COMME DANS la cour de récréation, les psychanalystes semblent fondés à dire : « Ce n’est pas nous qui avons commencé ! » Et longue serait la litanie des penseurs partis en guerre, contre le freudisme en particulier. Citons parmi les plus célèbres « l’Anti-Œdipe », de Deleuze et Guattari, la remise en cause de « Totem et Tabou » par René Girard et, bien sûr, la volée de bois vert assénée récemment par Michel Onfray dans « le Crépuscule d’une idole, l’affabulation freudienne ».
Faut-il parler d’ingratitude, si l’on s’en tient au titre du travail de Francis Flahaut, « Pourquoi la philosophie n’a-t-elle pas tiré profit de la psychanalyse ? » Cette dernière ne vise-t-elle pas à renforcer la recherche de la sagesse antique, ne va-t-elle pas dans le même sens que le « Connais-toi toi-même » ?
Mais il y a une grande naïveté à supposer que ceux qui viennent réaménager notre pré carré seront bien accueillis. La psychanalyse vient dire à la philosophie qu’une part importante de la conscience nous échappe, que nous ne sommes pas transparents à nous-mêmes et que ce « hors-champ » se change en symptômes douloureux.
La philosophie antique nous avait brusquement parlé de nos désirs excessifs, ubris et compagnie, mais l’insertion psychanalytique est plus fine ; le névrosé, dit Lacan, ne cesse de se préparer pour un voyage qu’il ne fera jamais.
Certes, les philosophes ont dit l’orgueil, l’amour-propre, le moi haïssable, mais le narcissisme est tellement plus riche ! Non, elle n’est pas bienvenue, cette discipline qui fait surgir des gouffres sous les pas de Socrate et Descartes.
Évoquant avec une grande clarté « les six piliers de la psychanalyse », Claire Pagès, qui rappelle que cette dernière est parcourue de dissensions et de chapelles, s’en tient quand même au classicisme freudien. Pour le maître de Vienne, « le caractère systématique de la philosophie est incompatible avec l’esprit de la psychanalyse ».

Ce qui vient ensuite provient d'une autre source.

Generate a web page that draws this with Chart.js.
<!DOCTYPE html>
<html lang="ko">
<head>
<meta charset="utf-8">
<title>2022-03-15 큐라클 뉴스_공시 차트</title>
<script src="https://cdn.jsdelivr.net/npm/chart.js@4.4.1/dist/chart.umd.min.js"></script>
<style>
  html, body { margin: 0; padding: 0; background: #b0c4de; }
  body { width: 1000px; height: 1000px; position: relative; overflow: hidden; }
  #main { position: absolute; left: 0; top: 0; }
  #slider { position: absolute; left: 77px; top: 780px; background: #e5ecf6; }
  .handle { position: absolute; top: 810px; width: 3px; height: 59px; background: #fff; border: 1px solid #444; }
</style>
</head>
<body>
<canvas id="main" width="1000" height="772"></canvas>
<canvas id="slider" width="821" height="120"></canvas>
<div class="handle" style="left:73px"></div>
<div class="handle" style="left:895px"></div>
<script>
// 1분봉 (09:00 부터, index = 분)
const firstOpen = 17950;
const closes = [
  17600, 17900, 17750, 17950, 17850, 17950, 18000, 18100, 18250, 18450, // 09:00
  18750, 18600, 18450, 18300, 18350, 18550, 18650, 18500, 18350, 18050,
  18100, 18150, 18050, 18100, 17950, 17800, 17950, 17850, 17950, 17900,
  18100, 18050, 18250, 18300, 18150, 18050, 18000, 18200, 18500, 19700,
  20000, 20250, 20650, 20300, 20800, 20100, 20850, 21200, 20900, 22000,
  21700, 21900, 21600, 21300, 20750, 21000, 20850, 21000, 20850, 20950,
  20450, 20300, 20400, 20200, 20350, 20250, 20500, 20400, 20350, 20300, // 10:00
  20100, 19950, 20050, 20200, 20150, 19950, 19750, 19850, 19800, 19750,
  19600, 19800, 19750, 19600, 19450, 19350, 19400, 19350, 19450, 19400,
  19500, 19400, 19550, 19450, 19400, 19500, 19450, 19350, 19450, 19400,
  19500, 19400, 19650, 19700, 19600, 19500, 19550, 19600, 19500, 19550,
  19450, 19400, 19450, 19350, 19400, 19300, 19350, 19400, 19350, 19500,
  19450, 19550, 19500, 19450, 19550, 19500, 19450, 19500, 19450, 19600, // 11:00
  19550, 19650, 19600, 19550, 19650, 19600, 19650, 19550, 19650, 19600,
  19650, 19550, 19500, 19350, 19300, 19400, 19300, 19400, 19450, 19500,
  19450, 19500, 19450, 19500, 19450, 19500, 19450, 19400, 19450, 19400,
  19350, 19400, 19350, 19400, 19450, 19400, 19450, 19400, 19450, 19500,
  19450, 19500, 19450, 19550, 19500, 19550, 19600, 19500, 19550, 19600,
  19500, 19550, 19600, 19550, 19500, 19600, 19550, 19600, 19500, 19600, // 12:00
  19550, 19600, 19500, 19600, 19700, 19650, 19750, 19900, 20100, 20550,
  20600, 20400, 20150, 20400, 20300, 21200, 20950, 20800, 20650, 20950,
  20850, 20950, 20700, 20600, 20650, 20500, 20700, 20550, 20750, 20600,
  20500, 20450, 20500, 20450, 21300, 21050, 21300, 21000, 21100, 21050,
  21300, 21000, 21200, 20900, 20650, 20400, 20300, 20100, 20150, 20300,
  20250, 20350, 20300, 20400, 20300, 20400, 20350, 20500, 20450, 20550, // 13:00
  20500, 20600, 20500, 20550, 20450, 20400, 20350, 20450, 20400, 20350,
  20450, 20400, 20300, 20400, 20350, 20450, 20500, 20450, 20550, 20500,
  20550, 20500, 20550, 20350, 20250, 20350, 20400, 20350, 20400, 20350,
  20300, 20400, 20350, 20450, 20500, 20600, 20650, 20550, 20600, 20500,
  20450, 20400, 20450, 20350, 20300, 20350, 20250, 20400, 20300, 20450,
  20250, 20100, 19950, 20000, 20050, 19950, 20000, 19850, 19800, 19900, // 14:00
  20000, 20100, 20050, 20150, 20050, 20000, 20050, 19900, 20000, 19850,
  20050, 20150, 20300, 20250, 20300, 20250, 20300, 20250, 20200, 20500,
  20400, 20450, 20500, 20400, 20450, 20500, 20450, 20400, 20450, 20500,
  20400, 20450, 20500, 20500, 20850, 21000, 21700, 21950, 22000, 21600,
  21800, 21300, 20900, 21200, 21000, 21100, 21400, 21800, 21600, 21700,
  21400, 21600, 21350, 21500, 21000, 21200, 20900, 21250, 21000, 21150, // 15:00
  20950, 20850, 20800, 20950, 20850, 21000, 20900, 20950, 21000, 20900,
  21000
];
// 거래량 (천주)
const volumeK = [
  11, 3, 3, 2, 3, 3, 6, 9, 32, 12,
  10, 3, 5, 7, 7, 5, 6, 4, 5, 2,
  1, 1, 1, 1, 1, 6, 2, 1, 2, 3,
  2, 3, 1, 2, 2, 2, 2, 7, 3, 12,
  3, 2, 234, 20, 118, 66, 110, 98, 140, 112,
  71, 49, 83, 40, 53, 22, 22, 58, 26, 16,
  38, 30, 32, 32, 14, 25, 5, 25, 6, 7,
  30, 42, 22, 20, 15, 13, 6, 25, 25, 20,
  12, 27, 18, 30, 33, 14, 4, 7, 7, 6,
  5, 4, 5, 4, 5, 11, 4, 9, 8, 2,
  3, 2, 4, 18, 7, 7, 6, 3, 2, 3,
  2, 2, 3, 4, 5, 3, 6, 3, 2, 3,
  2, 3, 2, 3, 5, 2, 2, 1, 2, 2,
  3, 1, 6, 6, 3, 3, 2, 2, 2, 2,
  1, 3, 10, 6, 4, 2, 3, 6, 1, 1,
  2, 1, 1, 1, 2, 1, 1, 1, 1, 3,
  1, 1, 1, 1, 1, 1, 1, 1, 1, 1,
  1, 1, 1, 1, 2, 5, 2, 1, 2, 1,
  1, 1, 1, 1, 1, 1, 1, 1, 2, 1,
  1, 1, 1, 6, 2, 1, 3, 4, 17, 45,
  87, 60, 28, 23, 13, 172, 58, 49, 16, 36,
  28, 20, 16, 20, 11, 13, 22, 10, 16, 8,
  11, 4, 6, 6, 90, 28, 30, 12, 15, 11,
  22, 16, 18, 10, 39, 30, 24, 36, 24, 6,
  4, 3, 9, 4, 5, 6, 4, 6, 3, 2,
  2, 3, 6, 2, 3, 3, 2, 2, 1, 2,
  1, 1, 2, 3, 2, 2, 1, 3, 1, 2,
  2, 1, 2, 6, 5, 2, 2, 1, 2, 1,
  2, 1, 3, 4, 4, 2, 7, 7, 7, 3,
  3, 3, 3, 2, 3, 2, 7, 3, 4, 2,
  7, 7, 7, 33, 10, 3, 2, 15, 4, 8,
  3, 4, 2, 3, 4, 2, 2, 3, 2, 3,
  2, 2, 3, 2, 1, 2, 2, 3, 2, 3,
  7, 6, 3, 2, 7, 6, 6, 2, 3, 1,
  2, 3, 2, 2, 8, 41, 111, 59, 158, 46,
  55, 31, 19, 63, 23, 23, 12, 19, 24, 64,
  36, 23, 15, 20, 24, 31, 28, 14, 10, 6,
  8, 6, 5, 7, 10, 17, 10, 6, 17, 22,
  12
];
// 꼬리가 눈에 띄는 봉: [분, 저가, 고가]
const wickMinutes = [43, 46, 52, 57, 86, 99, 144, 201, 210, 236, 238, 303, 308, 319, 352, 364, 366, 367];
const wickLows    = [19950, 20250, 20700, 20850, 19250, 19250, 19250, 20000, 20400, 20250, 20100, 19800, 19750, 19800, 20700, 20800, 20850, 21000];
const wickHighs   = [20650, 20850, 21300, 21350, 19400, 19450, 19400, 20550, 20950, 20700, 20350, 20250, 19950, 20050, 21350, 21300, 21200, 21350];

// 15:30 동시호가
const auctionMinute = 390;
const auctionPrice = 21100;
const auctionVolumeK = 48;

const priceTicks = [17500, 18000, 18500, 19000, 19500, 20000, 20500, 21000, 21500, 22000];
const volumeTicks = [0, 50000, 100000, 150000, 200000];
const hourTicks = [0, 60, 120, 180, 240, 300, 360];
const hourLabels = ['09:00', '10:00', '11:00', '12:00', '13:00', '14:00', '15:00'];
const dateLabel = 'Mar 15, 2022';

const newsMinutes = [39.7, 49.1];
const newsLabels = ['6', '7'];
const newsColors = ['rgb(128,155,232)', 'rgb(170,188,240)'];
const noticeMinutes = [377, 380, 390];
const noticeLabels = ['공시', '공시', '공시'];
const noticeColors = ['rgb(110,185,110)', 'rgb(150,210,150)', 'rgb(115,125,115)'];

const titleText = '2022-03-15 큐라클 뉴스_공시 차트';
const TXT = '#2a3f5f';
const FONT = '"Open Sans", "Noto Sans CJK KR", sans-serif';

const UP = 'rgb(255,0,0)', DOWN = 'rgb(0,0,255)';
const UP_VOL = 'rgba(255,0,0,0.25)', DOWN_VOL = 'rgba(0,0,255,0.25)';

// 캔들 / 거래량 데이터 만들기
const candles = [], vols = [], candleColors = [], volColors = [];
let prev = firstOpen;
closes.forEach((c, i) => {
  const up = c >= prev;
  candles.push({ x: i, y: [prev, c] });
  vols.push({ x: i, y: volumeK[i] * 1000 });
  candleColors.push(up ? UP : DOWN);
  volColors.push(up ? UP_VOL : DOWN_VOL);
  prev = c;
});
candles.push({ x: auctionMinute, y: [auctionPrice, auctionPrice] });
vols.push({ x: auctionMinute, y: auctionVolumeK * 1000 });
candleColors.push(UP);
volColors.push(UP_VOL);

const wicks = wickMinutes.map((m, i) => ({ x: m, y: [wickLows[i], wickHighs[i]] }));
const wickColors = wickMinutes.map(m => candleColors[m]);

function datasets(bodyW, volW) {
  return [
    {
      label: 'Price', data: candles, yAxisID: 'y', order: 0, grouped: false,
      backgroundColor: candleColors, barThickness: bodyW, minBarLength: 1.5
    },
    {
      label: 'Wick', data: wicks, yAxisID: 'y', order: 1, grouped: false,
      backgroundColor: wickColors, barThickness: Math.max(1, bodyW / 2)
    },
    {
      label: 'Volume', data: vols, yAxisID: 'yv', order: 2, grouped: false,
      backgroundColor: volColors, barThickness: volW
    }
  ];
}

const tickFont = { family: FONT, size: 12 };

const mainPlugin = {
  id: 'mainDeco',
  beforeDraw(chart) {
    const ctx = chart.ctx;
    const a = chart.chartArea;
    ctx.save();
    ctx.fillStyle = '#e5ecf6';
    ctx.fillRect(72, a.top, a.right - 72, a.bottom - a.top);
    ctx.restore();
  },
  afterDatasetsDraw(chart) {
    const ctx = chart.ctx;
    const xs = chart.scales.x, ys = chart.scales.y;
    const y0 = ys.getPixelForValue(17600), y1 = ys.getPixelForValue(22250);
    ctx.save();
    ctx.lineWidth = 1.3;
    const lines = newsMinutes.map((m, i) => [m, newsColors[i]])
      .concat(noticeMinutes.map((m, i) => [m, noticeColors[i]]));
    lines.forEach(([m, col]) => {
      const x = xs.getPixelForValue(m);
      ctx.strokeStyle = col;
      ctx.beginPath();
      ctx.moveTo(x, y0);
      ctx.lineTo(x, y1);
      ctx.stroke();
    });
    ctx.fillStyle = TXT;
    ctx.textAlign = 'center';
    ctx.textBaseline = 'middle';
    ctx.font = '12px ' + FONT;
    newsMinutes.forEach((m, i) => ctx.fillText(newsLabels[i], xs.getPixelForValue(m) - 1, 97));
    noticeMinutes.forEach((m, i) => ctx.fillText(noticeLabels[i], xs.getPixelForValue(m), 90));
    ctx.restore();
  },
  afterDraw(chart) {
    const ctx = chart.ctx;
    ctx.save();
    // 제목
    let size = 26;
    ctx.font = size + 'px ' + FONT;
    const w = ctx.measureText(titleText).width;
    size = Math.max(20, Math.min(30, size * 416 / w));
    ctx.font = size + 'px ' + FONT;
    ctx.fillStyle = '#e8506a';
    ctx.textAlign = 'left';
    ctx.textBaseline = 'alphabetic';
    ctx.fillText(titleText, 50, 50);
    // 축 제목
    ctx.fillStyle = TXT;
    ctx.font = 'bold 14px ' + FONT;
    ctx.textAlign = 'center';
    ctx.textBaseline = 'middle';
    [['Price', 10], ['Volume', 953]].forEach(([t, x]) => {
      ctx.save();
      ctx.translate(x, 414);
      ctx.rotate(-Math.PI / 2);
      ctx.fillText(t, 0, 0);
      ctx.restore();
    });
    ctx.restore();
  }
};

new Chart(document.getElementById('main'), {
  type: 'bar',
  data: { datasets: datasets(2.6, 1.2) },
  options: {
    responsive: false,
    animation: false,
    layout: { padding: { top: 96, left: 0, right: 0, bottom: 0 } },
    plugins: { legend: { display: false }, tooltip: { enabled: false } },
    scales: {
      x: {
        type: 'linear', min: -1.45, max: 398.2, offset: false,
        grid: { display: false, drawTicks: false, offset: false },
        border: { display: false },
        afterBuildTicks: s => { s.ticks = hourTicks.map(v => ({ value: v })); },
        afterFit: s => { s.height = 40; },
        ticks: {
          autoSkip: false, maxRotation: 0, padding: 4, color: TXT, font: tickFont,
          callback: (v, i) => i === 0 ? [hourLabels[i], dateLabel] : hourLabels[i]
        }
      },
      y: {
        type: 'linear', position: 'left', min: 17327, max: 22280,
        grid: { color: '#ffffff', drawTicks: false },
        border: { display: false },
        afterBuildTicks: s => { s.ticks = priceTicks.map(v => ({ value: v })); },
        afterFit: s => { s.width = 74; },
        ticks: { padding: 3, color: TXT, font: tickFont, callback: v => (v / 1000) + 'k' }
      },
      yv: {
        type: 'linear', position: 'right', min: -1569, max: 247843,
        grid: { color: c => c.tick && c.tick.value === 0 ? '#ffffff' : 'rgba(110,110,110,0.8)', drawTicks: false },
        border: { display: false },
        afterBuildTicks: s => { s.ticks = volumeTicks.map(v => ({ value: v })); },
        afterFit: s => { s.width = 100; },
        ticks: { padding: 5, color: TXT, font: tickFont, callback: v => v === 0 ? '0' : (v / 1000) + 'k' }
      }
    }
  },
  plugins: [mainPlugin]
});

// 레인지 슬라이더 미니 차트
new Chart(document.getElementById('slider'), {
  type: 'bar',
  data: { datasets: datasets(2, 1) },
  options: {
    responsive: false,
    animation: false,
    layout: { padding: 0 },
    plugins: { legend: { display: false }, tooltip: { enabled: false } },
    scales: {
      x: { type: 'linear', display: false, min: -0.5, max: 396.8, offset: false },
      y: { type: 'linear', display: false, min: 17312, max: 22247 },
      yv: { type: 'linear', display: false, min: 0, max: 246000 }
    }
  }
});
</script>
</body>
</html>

Voici un immense territoire de réflexion, déjà objet de raillerie de la part de Michel Onfray, lorsqu’on songe que les thèses de « Totem et Tabou », empruntées à Darwin, ne relèvent pas de la stricte observation expérimentale !
Soigner l’âme.
Au-delà de ces controverses qui pourront sembler à certains de nos lecteurs bien trop théoriques, le travail de Benoît Eyraud et Livia Velpry examine, au niveau hospitalier, « ce que l’histoire de la psychiatrie nous dit de la psychanalyse ». Ces auteurs analysent la situation « d’exterritorialité » de cette pratique, entre autres son peu d’efficacité par rapport aux psychoses. Prenant à la fois du recul et de la hauteur, ils s’interrogent sur les nouvelles logiques gestionnaires de la santé. Comment intégrer une pratique consistant à « soigner l’âme » dans un monde dominé à la fois par les neurosciences et un économisme absolu ?
Et, se souvenant que cette revue est placée sous la haute égide acronymique de l’anthropologue Marcel Mauss, comment tous ceux qui sont fâchés avec eux-mêmes accéderont-ils à la triade « Donner - Recevoir - Rendre » ? Car telle est la question persistante d’une revue axée sur le Don et la Reconnaissance, qui s’ouvre sur un hommage à Claude Lefort, disparu à l’automne dernier.
« Psychanalyse, philosophie et sciences sociales », La Découverte-MAUSS, 310 p., 23 euros.